Later it really stuck in my head, my passive compliance, how humiliated the old man must have felt and what a sad collision between the past and present (youth and a previous generation). Also I thought about what was at stake. Manners are a sign of our ability to monitor our own behaviour in light of the other. This is a different understanding of manners than the social protocol illustrated in 1950's etiquette books; it is much more profound. I often remember that scenario and wish dearly that I could rescript the event."
Proposal deadline tomorrow. (NUON project notes: 14 June 1999.)

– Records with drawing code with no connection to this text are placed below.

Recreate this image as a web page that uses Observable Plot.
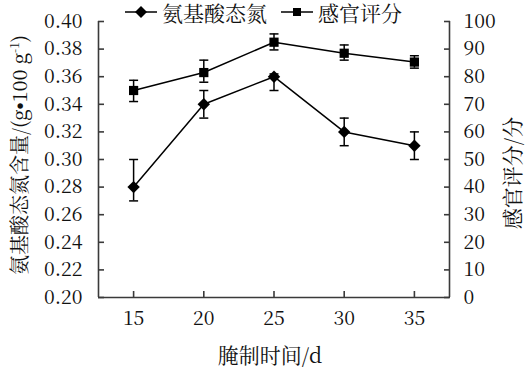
<!DOCTYPE html>
<html><head><meta charset="utf-8">
<script src="https://cdn.jsdelivr.net/npm/d3@7"></script>
<script src="https://cdn.jsdelivr.net/npm/@observablehq/plot@0.6"></script>
<style>
body{margin:0;background:#fff}
#wrap{position:relative;width:527px;height:370px;color:#111}
#wrap, #wrap svg, #wrap svg text, .ov{font-family:"Noto Serif CJK SC","Liberation Serif","Times New Roman",serif !important}
#wrap svg text{font-size:19.5px !important}
.ov{position:absolute;white-space:nowrap;line-height:1.2}
.rot{transform:translate(-50%,-50%) rotate(-90deg)}
.ctr{transform:translate(-50%,-50%)}
sup{font-size:12px;vertical-align:8px;line-height:0}
.bul{font-family:"Liberation Sans",sans-serif !important}
</style></head><body><div id="wrap"></div>
<script>
// data
const days = [15, 20, 25, 30, 35];
const aminoN = [0.28, 0.34, 0.36, 0.32, 0.31];
const aminoLo = [0.27, 0.33, 0.35, 0.31, 0.30];
const aminoHi = [0.30, 0.35, 0.362, 0.33, 0.32];
const sensory = [75, 81.5, 92.5, 88.5, 85.3];
const sensoryLo = [71, 78, 89.7, 86, 83.1];
const sensoryHi = [78.7, 86, 95.5, 91.5, 87.6];
const leftTicks = [0.20, 0.22, 0.24, 0.26, 0.28, 0.30, 0.32, 0.34, 0.36, 0.38, 0.40];
const rightTicks = [0, 10, 20, 30, 40, 50, 60, 70, 80, 90, 100];
const xTicks = [15, 20, 25, 30, 35];
const xDomain = [12.5, 37.5];
const yDomain = [0.20, 0.40];
const rightDomain = [0, 100];

// map right-axis (sensory) values onto left scale
const s2y = v => yDomain[0] + (v - rightDomain[0]) / (rightDomain[1] - rightDomain[0]) * (yDomain[1] - yDomain[0]);
const y2s = y => Math.round(rightDomain[0] + (y - yDomain[0]) / (yDomain[1] - yDomain[0]) * (rightDomain[1] - rightDomain[0]));

const amino = days.map((d, i) => ({day: d, v: aminoN[i], lo: aminoLo[i], hi: aminoHi[i]}));
const sens = days.map((d, i) => ({day: d, v: s2y(sensory[i]), lo: s2y(sensoryLo[i]), hi: s2y(sensoryHi[i])}));

const cap = {draw(ctx) { ctx.moveTo(-4.5, 0); ctx.lineTo(4.5, 0); }};
const axisColor = "#3a3a3a";
const FS = 19.5;

const chart = Plot.plot({
  width: 527, height: 370,
  marginLeft: 98, marginRight: 78, marginTop: 21, marginBottom: 73,
  style: {fontSize: FS + "px", color: "#111", background: "white", overflow: "visible"},
  x: {domain: xDomain},
  y: {domain: yDomain},
  marks: [
    Plot.ruleX([xDomain[0]], {stroke: axisColor, strokeWidth: 1.6}),
    Plot.ruleX([xDomain[1]], {stroke: axisColor, strokeWidth: 1.6}),
    Plot.ruleY([yDomain[0]], {stroke: axisColor, strokeWidth: 1.6}),
    // left axis
    Plot.axisY({ticks: leftTicks, tickSize: 6, dx: 6, fill: "none", stroke: axisColor, strokeWidth: 1.6, label: null}),
    Plot.axisY({ticks: leftTicks, tickSize: 0, tickPadding: 16, tickFormat: d3.format(".2f"), fontSize: FS, label: null}),
    // right axis
    Plot.axisY({anchor: "right", ticks: rightTicks.map(s2y), tickSize: 6, dx: -6, fill: "none", stroke: axisColor, strokeWidth: 1.6, label: null}),
    Plot.axisY({anchor: "right", ticks: rightTicks.map(s2y), tickSize: 0, tickPadding: 14, tickFormat: y2s, fontSize: FS, label: null}),
    // bottom axis
    Plot.axisX({ticks: xTicks, tickSize: 6, dy: -6, fill: "none", stroke: axisColor, strokeWidth: 1.6, label: null}),
    Plot.axisX({ticks: xTicks, tickSize: 0, tickPadding: 14, fontSize: FS, label: null}),
    // error bars
    Plot.ruleX(amino, {x: "day", y1: "lo", y2: "hi", stroke: "black", strokeWidth: 1.5}),
    Plot.dot(amino, {x: "day", y: "lo", symbol: cap, stroke: "black", strokeWidth: 1.5, fill: "none"}),
    Plot.dot(amino, {x: "day", y: "hi", symbol: cap, stroke: "black", strokeWidth: 1.5, fill: "none"}),
    Plot.ruleX(sens, {x: "day", y1: "lo", y2: "hi", stroke: "black", strokeWidth: 1.5}),
    Plot.dot(sens, {x: "day", y: "lo", symbol: cap, stroke: "black", strokeWidth: 1.5, fill: "none"}),
    Plot.dot(sens, {x: "day", y: "hi", symbol: cap, stroke: "black", strokeWidth: 1.5, fill: "none"}),
    // lines
    Plot.line(amino, {x: "day", y: "v", stroke: "black", strokeWidth: 1.5}),
    Plot.line(sens, {x: "day", y: "v", stroke: "black", strokeWidth: 1.5}),
    // markers
    Plot.dot(amino, {x: "day", y: "v", symbol: "diamond2", r: 5.6, fill: "black", stroke: "none"}),
    Plot.dot(sens, {x: "day", y: "v", symbol: "square", r: 5.2, fill: "black", stroke: "none"})
  ]
});

const wrap = document.getElementById("wrap");
chart.style.position = "absolute";
chart.style.left = "0"; chart.style.top = "0";
wrap.appendChild(chart);

function ov(html, cls, left, top, size) {
  const d = document.createElement("div");
  d.className = "ov " + cls;
  d.style.left = left + "px"; d.style.top = top + "px"; d.style.fontSize = size + "px";
  d.innerHTML = html;
  wrap.appendChild(d);
}
const diamondIcon = '<svg width="32" height="14" style="display:block"><line x1="0" y1="7" x2="32" y2="7" stroke="black" stroke-width="1.5"/><path d="M16,1 L22,7 L16,13 L10,7Z" fill="black"/></svg>';
const squareIcon = '<svg width="32" height="14" style="display:block"><line x1="0" y1="7" x2="32" y2="7" stroke="black" stroke-width="1.5"/><rect x="12" y="3" width="8" height="8" fill="black"/></svg>';
ov(diamondIcon, "", 125, 5, 20);
ov("氨基酸态氮", "", 162, 0, 21);
ov(squareIcon, "", 281, 5, 20);
ov("感官评分", "", 318, 0, 21);
ov('氨基酸态氮含量/(g<span class="bul">•</span>100 g<sup>-1</sup>)', "rot", 19, 155, 20);
ov("感官评分/分", "rot", 512, 173, 21);
ov("腌制时间/d", "ctr", 270, 355, 21);
</script>
</body></html>
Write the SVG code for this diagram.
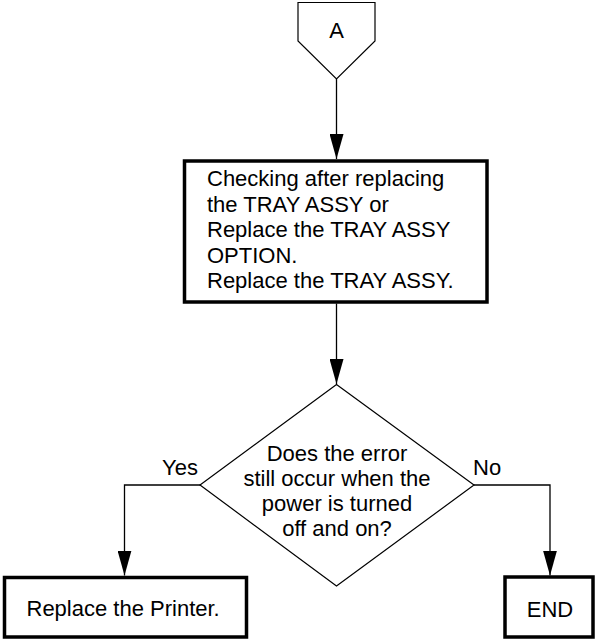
<svg xmlns="http://www.w3.org/2000/svg" width="596" height="641" viewBox="0 0 596 641">
<style>
text{font-family:"Liberation Sans",Arial,sans-serif;font-size:22px;fill:#000}
.c{text-anchor:middle}
.box{fill:#fff;stroke:#000;stroke-width:3.5}
.thin{fill:#fff;stroke:#000;stroke-width:1.2}
.ln{fill:none;stroke:#000;stroke-width:1.3}
</style>
<defs>
<marker id="arr" viewBox="0 0 25 14" refX="25" refY="7" markerUnits="userSpaceOnUse" markerWidth="25" markerHeight="14" orient="auto">
<path d="M0,0 L25,7 L0,14 Z" fill="#000"/>
</marker>
</defs>
<g id="connectors">
<path class="ln" d="M336.5,79 V159" marker-end="url(#arr)"/>
<path class="ln" d="M336.5,303.5 V384" marker-end="url(#arr)"/>
<path class="ln" d="M200,485 H124.5 V575.5" marker-end="url(#arr)"/>
<path class="ln" d="M474,485 H550 V575.5" marker-end="url(#arr)"/>
</g>
<g id="nodeA">
<polygon class="thin" points="298,2.5 375,2.5 375,41 336.5,79 298,41"/>
<text class="c" x="336.5" y="38">A</text>
</g>
<g id="nodeCheck">
<rect class="box" x="184.5" y="161" width="302.5" height="141"/>
<text x="207" y="186">Checking after replacing</text>
<text x="207" y="211.5">the TRAY ASSY or</text>
<text x="207" y="237">Replace the TRAY ASSY</text>
<text x="207" y="262.5">OPTION.</text>
<text x="207" y="288">Replace the TRAY ASSY.</text>
</g>
<g id="nodeDecision">
<polygon class="thin" points="336.5,384.5 474,485 336.5,586 200,485"/>
<text class="c" x="337" y="461">Does the error</text>
<text class="c" x="337" y="486">still occur when the</text>
<text class="c" x="337" y="511">power is turned</text>
<text class="c" x="337" y="536">off and on?</text>
</g>
<g id="labels">
<text x="162" y="475">Yes</text>
<text x="473" y="475">No</text>
</g>
<g id="nodePrinter">
<rect class="box" x="4.5" y="577.5" width="242" height="59.5"/>
<text x="26.5" y="615.5">Replace the Printer.</text>
</g>
<g id="nodeEnd">
<rect class="box" x="505" y="577" width="88" height="60"/>
<text class="c" x="550" y="617">END</text>
</g>
</svg>
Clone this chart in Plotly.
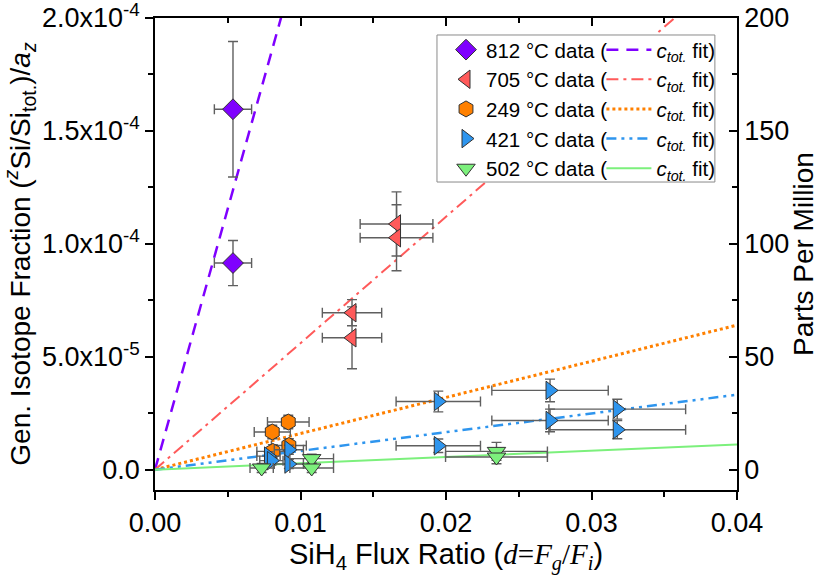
import numpy as np
import plotly.graph_objects as go

# ---- series definitions -------------------------------------------------
series_names = ["812 °C data (", "705 °C data (", "249 °C data (", "421 °C data (", "502 °C data ("]
colors = ["#7F00FF", "#FF5A5A", "#FF8000", "#2E95EE", "#7CF07C"]
symbols = ["diamond", "triangle-left", "hexagon", "triangle-right", "triangle-down"]

# 812 °C
x_812 = [0.00536, 0.00536]
y_812 = [1.596e-4, 0.915e-4]
dx_812 = [0.00128, 0.00128]
dy_812 = [0.30e-4, 0.10e-4]

# 705 °C
x_705 = [0.0166, 0.0166, 0.01354, 0.01354]
y_705 = [1.088e-4, 1.027e-4, 0.695e-4, 0.584e-4]
dx_705 = [0.0025, 0.0025, 0.00204, 0.00204]
dy_705 = [0.142e-4, 0.146e-4, 0.058e-4, 0.137e-4]

# 249 °C
x_249 = [0.00916, 0.00806, 0.0092, 0.0081]
y_249 = [0.211e-4, 0.167e-4, 0.107e-4, 0.081e-4]
dx_249 = [0.00143, 0.00124, 0.0012, 0.0011]
dy_249 = [0.03e-4, 0.03e-4, 0.03e-4, 0.03e-4]

# 421 °C
x_421 = [0.0078, 0.0080, 0.0092, 0.0092, 0.01947, 0.01947, 0.02715, 0.02715, 0.03177, 0.03177]
y_421 = [0.060e-4, 0.040e-4, 0.088e-4, 0.025e-4, 0.302e-4, 0.106e-4, 0.351e-4, 0.218e-4, 0.268e-4, 0.177e-4]
dx_421 = [0.0008, 0.0008, 0.0010, 0.0010, 0.0029, 0.0029, 0.0040, 0.0040, 0.0047, 0.0047]
dy_421 = [0.02e-4, 0.02e-4, 0.02e-4, 0.02e-4, 0.046e-4, 0.03e-4, 0.05e-4, 0.05e-4, 0.044e-4, 0.04e-4]

# 502 °C
x_502 = [0.00733, 0.01077, 0.01077, 0.02347, 0.02347]
y_502 = [0.0075e-4, 0.049e-4, 0.0075e-4, 0.081e-4, 0.056e-4]
dx_502 = [0.0008, 0.0015, 0.0015, 0.0035, 0.0035]
dy_502 = [0.02e-4, 0.02e-4, 0.02e-4, 0.04e-4, 0.03e-4]

# slopes of the c_tot. fits (through the origin)
fit_slopes = [0.0231, 0.0056, 0.0016, 0.00083, 0.00028]
fit_dashes = ["12px,8px", "12px,5px,3px,5px", "3px,3px", "10px,5px,3px,5px,3px,5px", "solid"]
fit_widths = [2.5, 2, 3, 2.5, 2]

x_range = [0.0, 0.04]
y_range = [-0.09e-4, 2.0e-4]

data = [
    (x_812, y_812, dx_812, dy_812),
    (x_705, y_705, dx_705, dy_705),
    (x_249, y_249, dx_249, dy_249),
    (x_421, y_421, dx_421, dy_421),
    (x_502, y_502, dx_502, dy_502),
]

fig = go.Figure()

fit_label = "<i>c</i><sub><i>tot.</i></sub> fit)"
x_fit = np.array(x_range)
for i, slope in enumerate(fit_slopes):
    fig.add_trace(go.Scatter(
        x=x_fit, y=slope * x_fit, mode="lines",
        line=dict(color=colors[i], width=fit_widths[i], dash=fit_dashes[i]),
        name=fit_label, legend="legend2",
        hoverinfo="skip",
    ))

for i, (xs, ys, dxs, dys) in enumerate(data):
    fig.add_trace(go.Scatter(
        x=xs, y=ys, mode="markers",
        marker=dict(symbol=symbols[i], color=colors[i], size=16,
                    line=dict(color="#333333", width=1)),
        error_x=dict(type="data", array=dxs, color="#5f5f5f", thickness=1.4, width=5),
        error_y=dict(type="data", array=dys, color="#5f5f5f", thickness=1.4, width=5),
        name=series_names[i], legend="legend",
    ))

# invisible trace to activate the ppm axis
fig.add_trace(go.Scatter(x=[None], y=[None], yaxis="y2", xaxis="x", showlegend=False))
# invisible trace to activate the top mirror axis
fig.add_trace(go.Scatter(x=[None], y=[None], xaxis="x2", yaxis="y", showlegend=False))

FONT = "Arial, Liberation Sans, sans-serif"
tick_font = dict(family=FONT, size=27, color="black")
x_title_font = dict(family=FONT, size=29, color="black")
y_title_font = dict(family=FONT, size=28, color="black")
ppm_title_font = dict(family=FONT, size=28, color="black")
legend_font = dict(family=FONT, size=20.5, color="black")

y_tickvals = [0, 5e-5, 1e-4, 1.5e-4, 2e-4]
y_ticktext = ["0.0", "5.0x10<sup>-5</sup>", "1.0x10<sup>-4</sup>", "1.5x10<sup>-4</sup>", "2.0x10<sup>-4</sup>"]
ppm_tickvals = [0, 50, 100, 150, 200]

serif = "font-family:'Liberation Serif', 'Times New Roman', serif"
x_title = (f"SiH<sub>4</sub> Flux Ratio (<span style=\"{serif}\"><i>d</i>=<i>F<sub>g</sub></i>/"
           f"<i>F<sub>i</sub></i></span>)")
y_title = "Gen. Isotope Fraction (<sup><i>z</i></sup>Si/Si<sub>tot.</sub>)/<i>a<sub>z</sub></i>"

axis_common = dict(showline=True, linecolor="black", linewidth=1.5, showgrid=False, zeroline=False,
                   tickcolor="black", tickwidth=1.5, ticklen=8, automargin=False,
                   ticklabeloverflow="allow")

fig.update_layout(
    width=819, height=580,
    margin=dict(l=155, r=82, t=18, b=90),
    paper_bgcolor="white", plot_bgcolor="white",
    showlegend=True,
    xaxis=dict(
        range=x_range, tickvals=[0, 0.01, 0.02, 0.03, 0.04], tickformat=".2f",
        ticks="outside",
        minor=dict(dtick=0.005, tick0=0, ticks="outside", ticklen=5, tickwidth=1.5, tickcolor="black"),
        tickfont=tick_font, title=dict(text=x_title, font=x_title_font, standoff=2),
        **axis_common,
    ),
    xaxis2=dict(
        range=x_range, overlaying="x", side="top", matches="x",
        tickvals=[0, 0.01, 0.02, 0.03, 0.04], showticklabels=False,
        ticks="inside",
        minor=dict(dtick=0.005, tick0=0, ticks="inside", ticklen=5, tickwidth=1.5, tickcolor="black"),
        **axis_common,
    ),
    yaxis=dict(
        range=y_range, tickvals=y_tickvals, ticktext=y_ticktext,
        ticks="outside",
        minor=dict(dtick=2.5e-5, tick0=0, ticks="outside", ticklen=5, tickwidth=1.5, tickcolor="black"),
        tickfont=tick_font, title=dict(text=y_title, font=y_title_font, standoff=6),
        **axis_common,
    ),
    yaxis2=dict(
        range=[v * 1e6 for v in y_range], overlaying="y", side="right",
        tickvals=ppm_tickvals,
        ticks="inside",
        minor=dict(dtick=25, tick0=0, ticks="inside", ticklen=5, tickwidth=1.5, tickcolor="black"),
        tickfont=tick_font, title=dict(text="Parts Per Million", font=ppm_title_font, standoff=6),
        **axis_common,
    ),
    legend=dict(
        x=0.500, y=0.975, xanchor="left", yanchor="top",
        bgcolor="rgba(0,0,0,0)", borderwidth=0,
        font=legend_font, traceorder="normal",
    ),
    legend2=dict(
        x=0.767, y=0.975, xanchor="left", yanchor="top",
        bgcolor="rgba(0,0,0,0)", borderwidth=0,
        font=legend_font, traceorder="normal", itemwidth=45,
    ),
    shapes=[dict(
        type="rect", xref="paper", yref="paper",
        x0=0.4845, x1=0.962, y0=0.6525, y1=0.964,
        fillcolor="white", line=dict(color="#8a8a8a", width=1), layer="above",
    )],
)

fig.write_html("out.html")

Had lots of fun yesterday at the Rijksakademie with fellow (Uriôt prize) jury members Marina Abramovic (she's so cool) and Cornel Bierens. Later we had dinner with some of the academy staff and the 'purchase commission' in the First Class Restaurant at Centraal Station. Even later the dreaded, late-night-train-trip home passed amazingly quickly in animated conversation with Rutger Wolfson (the new director of the Vleeshal).
I'm feeling very happy.
Today is L's 29th birthday.
Ian le Cheminant has cc'ed me a copy of a long mail he sent to Karl Jansen after reading Jansen's Ketamine - Near Death and Near - Birth Experiences (linked last Saturday). It's just as davidkremers once said (in our Introverts to Capital Markets discussion), "you can see how these discussion threads mutate over the net like molds..."
Dan Hawkmoon Alford: Reality Mind and Language as Field Wave and Particle.
Alan Sponberg: Green Buddhism and the Hierarchy of Compassion.
Hierarchies + meshworks = realised relatedness.